Lach01298 edited this page Aug 22, 2020 · 4 revisions

Decelerators lower the energy of particles that go in them. This is especially useful for creating neutral antimatter.

Construction

Decceletors are built the same as synchrotrons. See Synchrotrons for detail. The only notable differences is they can't have synchtron ports and that anything more than a single RF Cavity serves no purpose. 2020-08-13_11 36 11

Operation

A Decceletors functions the same as any other accelerator requiring power and coolant. It requires an existing particle beam to be pipe in.

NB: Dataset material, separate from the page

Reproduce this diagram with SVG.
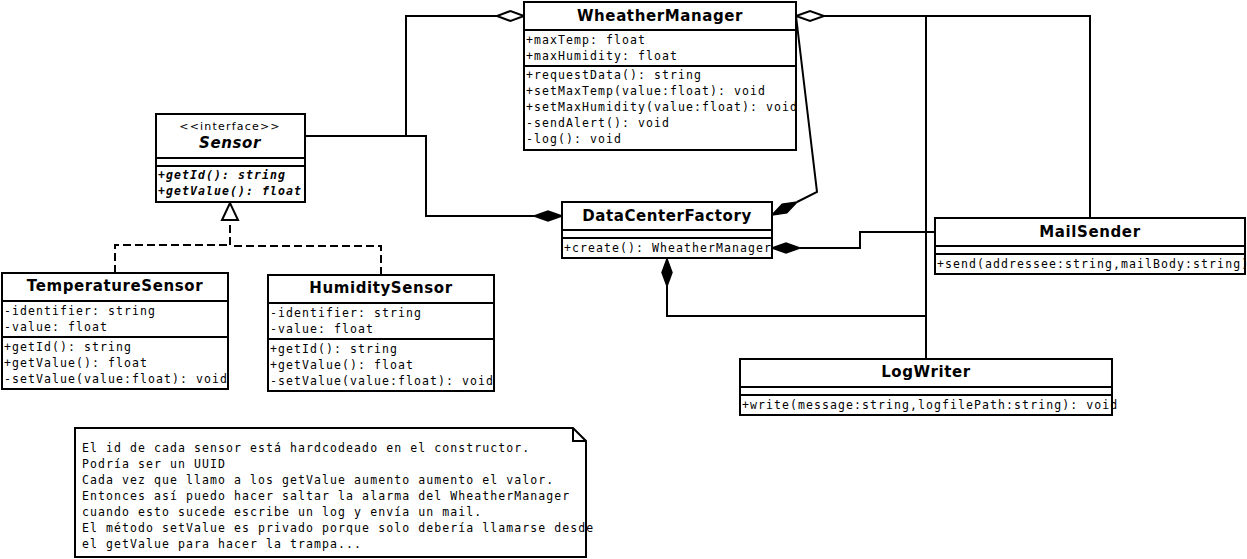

The maximum energy a particle can be piped in is the same as the synchrotrons max particle energy from the dipole strength Ef=(qBdR)2/(2m) where q is the particles charge, Bd is the dipole strength which is the sum of the strengths of the dipoles, R is the radius of the synchrotron and m is the mass of the particle in MeV/c^2. A decelerator requires at least one RF Cavity to decelerate the beam any will do and anymore just use more power than needed. Just like Sychrotrons and Beam Diverters the beam port input and outputs can be contolled with a redstone pulse. See Synchrotrons

Particle Energy

The energy of the output particles is determined by the strength of the redstone signal applied to the controller. A full 15 strength will decelerate down to ~ 0 i.e less than 1 keV. This is required for creating neutral antimatter. For any redstone strength, the energy the decelerator will try to put the particles at is E=Ef(1-Sr/15) where Sr is the redstone signal strength. For example if we have a decelerator with a max input energy of 2 GeV and we apply a redstone signal of 8, then 2 GeV*(1-8/15)=933.33 MeV. Note: If the inputted particle energy is lower than this targeted energy it will leave the energy unchanged (i.e. it does not increase particle energy).